American public school in North Carolina

West Lincoln High School is a high school in Lincoln County, North Carolina, outside of Lincolnton. It is a part of the Lincoln County Schools district. The school provides for student development through varied curricula, including Advanced Placement (AP) and honors courses. Students are enrolled in four 90-minute classes each semester.

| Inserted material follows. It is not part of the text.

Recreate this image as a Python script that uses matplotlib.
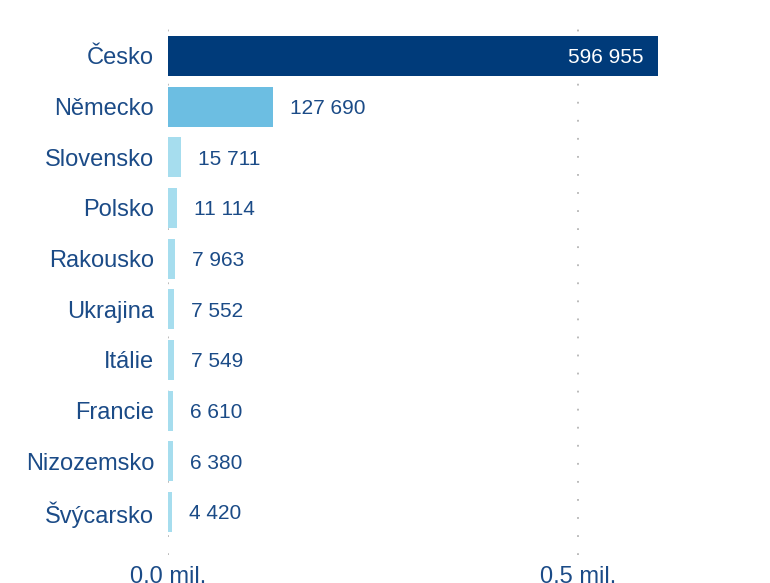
import matplotlib.pyplot as plt
import numpy as np

countries = ['Česko', 'Německo', 'Slovensko', 'Polsko', 'Rakousko',
             'Ukrajina', 'Itálie', 'Francie', 'Nizozemsko', 'Švýcarsko']
values = [596955, 127690, 15711, 11114, 7963, 7552, 7549, 6610, 6380, 4420]
value_labels = ['596 955', '127 690', '15 711', '11 114', '7 963',
                '7 552', '7 549', '6 610', '6 380', '4 420']
tick_vals = [0, 500000]
tick_labels = ['0,0 mil.', '0,5 mil.']

plt.rcParams['font.family'] = ['Liberation Sans', 'DejaVu Sans']
txt_col = '#1b4b87'

bar_cols = ['#003b7a', '#6cbee2'] + ['#a6ddee'] * 8

fig = plt.figure(figsize=(7.7, 5.83), dpi=100)
ax = fig.add_axes([168/770, (583-555)/583, 1 - 168/770, (555-20)/583])

y = np.arange(len(countries))
ax.barh(y, values, height=0.79, color=bar_cols, zorder=2)

for i, (v, lab) in enumerate(zip(values, value_labels)):
    if i == 0:
        ax.text(v - 14/820*1e6, i, lab, ha='right', va='center_baseline',
                color='white', fontsize=15)
    else:
        ax.text(v + 17/820*1e6, i, lab, ha='left', va='center_baseline',
                color=txt_col, fontsize=15)

ax.set_xlim(0, 602/820*1e6)
ax.set_ylim(len(countries) - 1 + 0.85, -0.71)
ax.set_yticks(y)
ax.set_yticklabels(countries, fontsize=17, color=txt_col)
ax.set_xticks(tick_vals)
ax.set_xticklabels(tick_labels, fontsize=17, color=txt_col)
ax.tick_params(length=0)
ax.tick_params(axis='y', pad=10)
ax.tick_params(axis='x', pad=8)

for s in ax.spines.values():
    s.set_visible(False)
ax.xaxis.grid(True, linestyle=(0, (1, 9)), color='#b5b5b5', linewidth=1.3, zorder=0)
ax.set_axisbelow(True)

fig.savefig('out.png', dpi=100)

==Career-technical education==
Career-technical education, a priority of the Lincoln County Board of Education, is provided at the high school and the Lincoln County School of Technology. LCST, a unique centralized educational center, serves as an extension of the four county high schools. Students attend daily 90-minute classes during the 11th and 12th grades. Career-technical students may participate in apprenticeships, career internships, and earn college credits through articulation agreements with local institutions of higher learning. The Lincoln County Job-Ready System of career majors helps students relate academics to the real world and develop realistic career goals.

==Spirit Week==
West Lincoln hosts several events every year. Spirit Week is one of the most anticipated events of the school year. Spirit Week is held in the week of the homecoming football game. Every day has a different theme and the students are allowed to dress up for the day. There is always a pajama day, and at the end of the week, the day of the big game, is called "Rowdy Rebel" day. On Rowdy Rebel day, students wear their homecoming shirts and their best pair of overalls. On the morning of Rowdy Rebel day, West Lincoln hosts a "Tractor Parade". Students will sign up and drive their tractors to school. The parade is followed by a pep rally to celebrate homecoming.

==Athletics==
West Lincoln is a member of the North Carolina High School Athletic Association (NCHSAA) and are classified as a 3A school. The school is a part of the Southern Piedmont 2A/3A/4A Conference. The school's team name is the Rebels and the school colors are red and grey.

Sports at West Lincoln include: football, baseball, basketball, softball, wrestling, tennis, soccer, cross country, golf, track & field, and volleyball.

===Sporting achievements===
The West Lincoln wrestling team has won four NCHSAA dual team state championships. In 2000, West Lincoln won their first dual team state title in the 1A/2A class. In 2015, they won their second dual team state championship in the 2A class. In 2018 and 2019, they won back-to-back 2A dual team state titles.

The West Lincoln girls golf team won the NCHSAA 1A/2A state championship in 2020–21.